Anti-Semitic Vandalism at a Strasbourg Jewish cemetery was discovered on International Holocaust Remembrance Day.
According to the French Jewish umbrella group CRIF and the Jewish Community Protection Service, some 30 gravestones were vandalized, including 18 painted with swastikas and 13 overturned. The German phrase "Juden Raus" or "Jews out" was also written on one of the tombstones. Although the vandalism was discovered on Wednesday, police have not yet determined the time of the attack.

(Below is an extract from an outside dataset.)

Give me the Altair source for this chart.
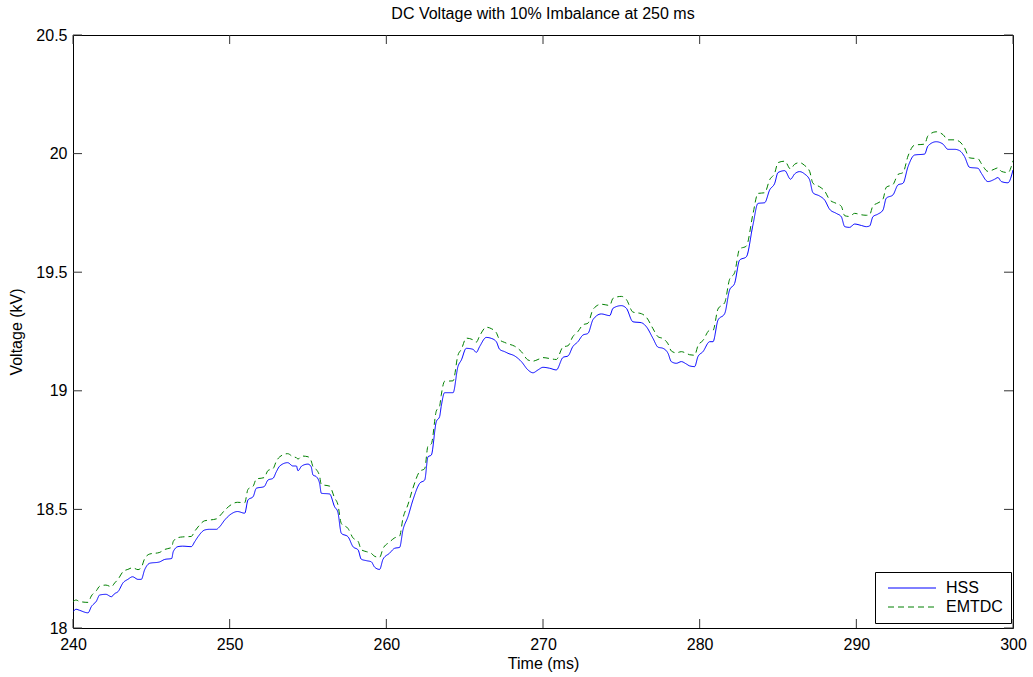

Laurent Schmoll, president of the approximately 1,000-member Jewish community in Strasbourg, told reporters that he believed the cemetery was defiled in connection with International Holocaust Remembrance Day, which was being observed when the vandalism was discovered. "These are absolutely inscriptions from the Nazi period," Schmoll said. "At the moment we celebrate the anniversary of the liberation of the concentration camps, and I think there has to be a link."
CRIF researcher Marc Knobel said it was too early to tell why the tombs were defiled, but that one reason could have been to "mark the day." Strasbourg Jewish cemeteries have been vandalized with anti-Semitic graffiti in the past and Knobel acknowledged that it was not the first time that cemetery vandalism and other anti-Semitic incidents have occurred on January 27 – the day set aside by the United Nations to remember the Holocaust and its millions of victims. He added that it must have taken the vandals time to turn over the tombs, so they could have been spotted, but that the cemetery is not equipped with video surveillance cameras.